We are a cooperative, owned and controlled by our members, and we manage rights on behalf of over 46,000 Norwegian music creators and millions from the rest of the world. Everyone should be treated equally, regardless of genre, size or commercial weight. That is the strength of the model. It is also its built-in excitement.
For both members and customers, the benefits are obvious when the system works as it should. For music creators, it means they don't have to negotiate with thousands of users themselves, and can still receive income from use in countries they have never visited. Through reciprocal agreements with a wide network of sister societies around the world, we ensure that the money finds its way home – whether the music is used in Harstad, Hamburg or Hamar.
For music users, the benefits are even clearer: One license gives access to almost all protected music in the world. A concert organizer, a broadcaster or a fitness center does not need to map out rights work by work. They get legal security and easy access in one agreement. It is this simplification that makes the system possible in practice, and that makes good music good business.
But precisely because the model is collective, friction can also arise. When everyone is to be taken into account, the solutions must necessarily be general. This means that some will find that their situation does not quite fit in. There is not necessarily room for individual adaptation in a system that is supposed to be fair to everyone.
In recent years, this has become visible in a way that we at TONO take very seriously. Decisions related to changes in the settlement model have created uncertainty among members, and changes in tariffs have resulted in customers experiencing increased complexity and a lack of predictability.
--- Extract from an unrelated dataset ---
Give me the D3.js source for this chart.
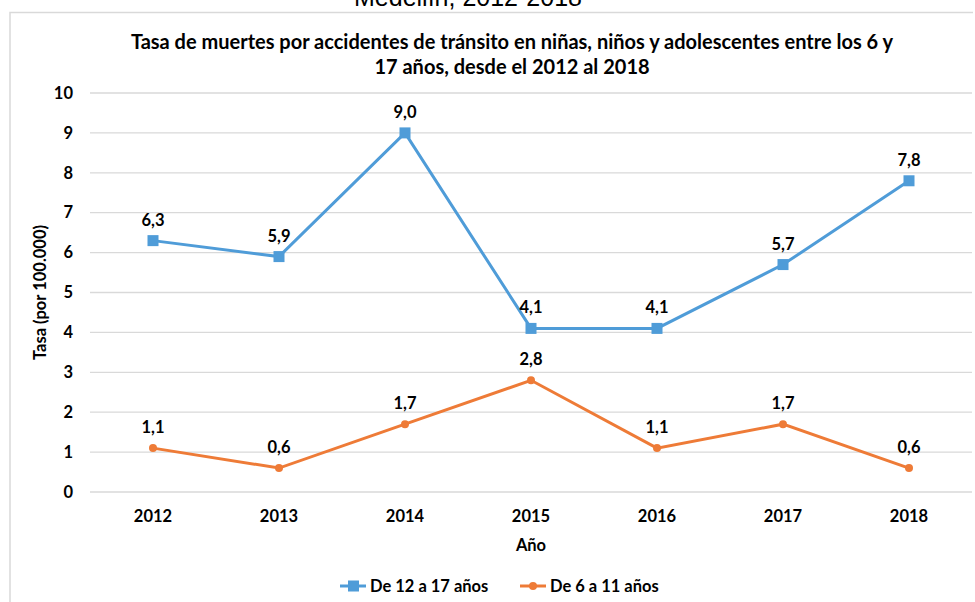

The changes were necessary as a result of changes in regulations and international practice, but how they were communicated and implemented is our responsibility.
In such change processes, TONO must communicate in a timely, correct and honest manner. This is how we safeguard and build trust through change. We did not communicate these changes well enough, and we should have ensured that all members and customers were better prepared to face them.
We are not alone in these challenges. Most other collective management companies in our vicinity are facing the same tensions. What the best internationally have in common is not that they have found the perfect model, but that they are gaining trust through more transparency, clearer distribution logic and a lower threshold for speaking up when something is wrong.
That's where we're going.
The collective model requires everyone to take everyone into account. It is demanding, but it is also what makes it sustainable over time. The alternative is not freedom. It is a more expensive, more confusing and weaker system, for those who create the music and for those who use it.
For the model to work, it must be understood and deserve trust. This means, for example, that TONO will make the billing more understandable and verifiable before the summer, and during 2026 and 2027, new online solutions will be released that are better and simpler. These will make it easier to interact and communicate with us. We will also clarify the distinction between pure billing and cultural policy purposes.
I am optimistic about the collective management model. Not because everything is good as it is, but because the foundation is solid and the purpose is right. TONO should not just be a company for the strongest. It should be the infrastructure that allows all Norwegian music – from the amateur choir to the international composer – to be used, valued and paid for, worldwide.
That contract is invisible to many, but it is real. And it is worth taking care of.